Monemvasia is experiencing a resurgence – this time as a tourist destination. The medieval sandstone buildings in pastel colors have been lovingly restored, many of them converted into boutiques and hotels. There are numerous inviting spots for a drink or a meal and friendly proprietors smile and say hello, kalimera, as we stroll by. The aromas of Mediterranean cuisine — herb-crusted grilled seafood, vegetables and lamb –make my nose twitch and my mouth water. I wasn’t hungry when we arrived, but my stomach is now complaining. We settle on two shrimp skewers to go.

Monemvasia’s rock is daunting but we always welcome a good hike and so up we head to its heights. Behind the town, a series of steep switchbacks flanked by pink and white oleander takes us by the ruins of churches and formerly grand Byzantine residences, through a crooked archway entrance and into the walls of the abandoned fortress at the summit. We wander overgrown grasses dotted with red poppies and scramble over the ruins of the former “Upper Town.” At the far end of the rocks and chaparral, toppled walls and sandy cisterns of the acropolis stands the sole remaining intact church, Byzantine Agia Sophia, hanging precariously over a cliff. We enjoy it from a distance and watch sailboats and cruise ships unhurriedly pass by on the sparkling Aegean.

Before descending, we gaze down on the orange tiled roofs of town. Here and there, blue and white Greek flags interrupt the uneven checkerboard palette. The view from the summit is vast, yet the delights I absorb most deeply are those we discover once back in the Lower Town: bougainvillea blossoms spilling down a rocky wall; the curve of the stony banister at the entrance to a church; a sparrow pecking at an aluminum pail filled with green figs; a perfect square casement framed in beige and set in a tangerine wall. I spy a shimmering slice of the sea through a narrow arch set between buildings, the gentle surf singing in the golden cast of late afternoon.

The lower village labyrinth swallows us as we make our way back to its heart. My usually reliable inner compass fails me in the unpredictability of blind alleys and stairways that lead to locked portals. “It can’t possibly be this hard to get back to the central square,” I sigh. We don’t have a map, never thinking we would need one in such a small town. We backtrack and recalculate, turning in circles, guessing we’re at the edge of town because the streets are now deserted. The late day shadows have lengthened and we really must be on our way. Is my lower lip quivering because we’re lost or is it that we’ll soon leave this Elysian place?

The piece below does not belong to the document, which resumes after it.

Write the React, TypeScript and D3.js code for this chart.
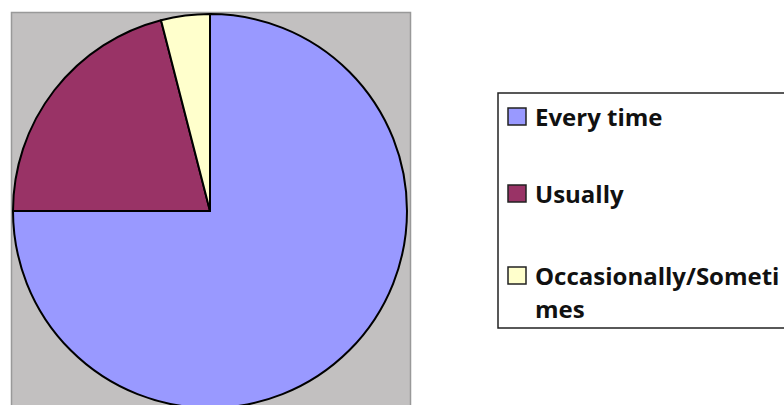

As so often happens in Greece, a stranger comes to our rescue. An older woman in a house dress, sensible black sandals and a baseball cap recognizes our plight. She beckons us across the street with a spirited wave.

“The center of town?” we ask, pointing in the general direction we believe it to be. She nods in understanding, smiles broadly, her mouth and her hands speaking Greek, and waves to us to follow her down alleys and up and down stairs. She leads us under arches, down a narrow passageway and then points us in the right direction. But before letting us go, she invites us into her hotel property in front of which we’ve stopped.

She beams with pride as she hands us her card before whisking us into the breezy, marble-floored lobby. We’re in a renovated monastery we read on a plaque, part of Monemvasia’s castle turned boutique hotel. Our escort leads us through the common areas with vaulted ceilings of blond stone and into an unoccupied guest room. The walls and linens are chalky white, the ceilings, window frames and handmade furnishings dark walnut. We steal a glance into the rustic yet airy bathroom, all modern conveniences at the ready. This is Greek perfection, I think, as I gaze out the window to the terrace below.

The proprietor manages to tell us in halting English that her son studied in the US and that she loves Americans. She excitedly speaks words we do not understand but her message is clear. I am proud of my hotel, and I want you to come back and stay. I so want to stay as well, for a quiet candlelit dinner with my partner to the sounds of the sea under glittery skies. But the westering sun is low, and it’s later than we’d hoped to depart, but the trade-off is a bond with a loquacious local. Arriving on the island, I’d conjured the personas of citizens long gone and now we end our visit connected to a woman in the here and now.

And thus, the beauty I’ll remember most of all is the kindness of a Monemvasian innkeeper. We will return to Monemvasia I vow then and there. To this rocky island. To this inn and its owner. To this place of beauty.

We leave the flower-filled village with renewed conviction that Greeks are the kindest people in the world. The Greek word xenos means both “foreigner” and “guest.” To be a foreigner in Greece is to be an honored guest–especially in Monemvasia.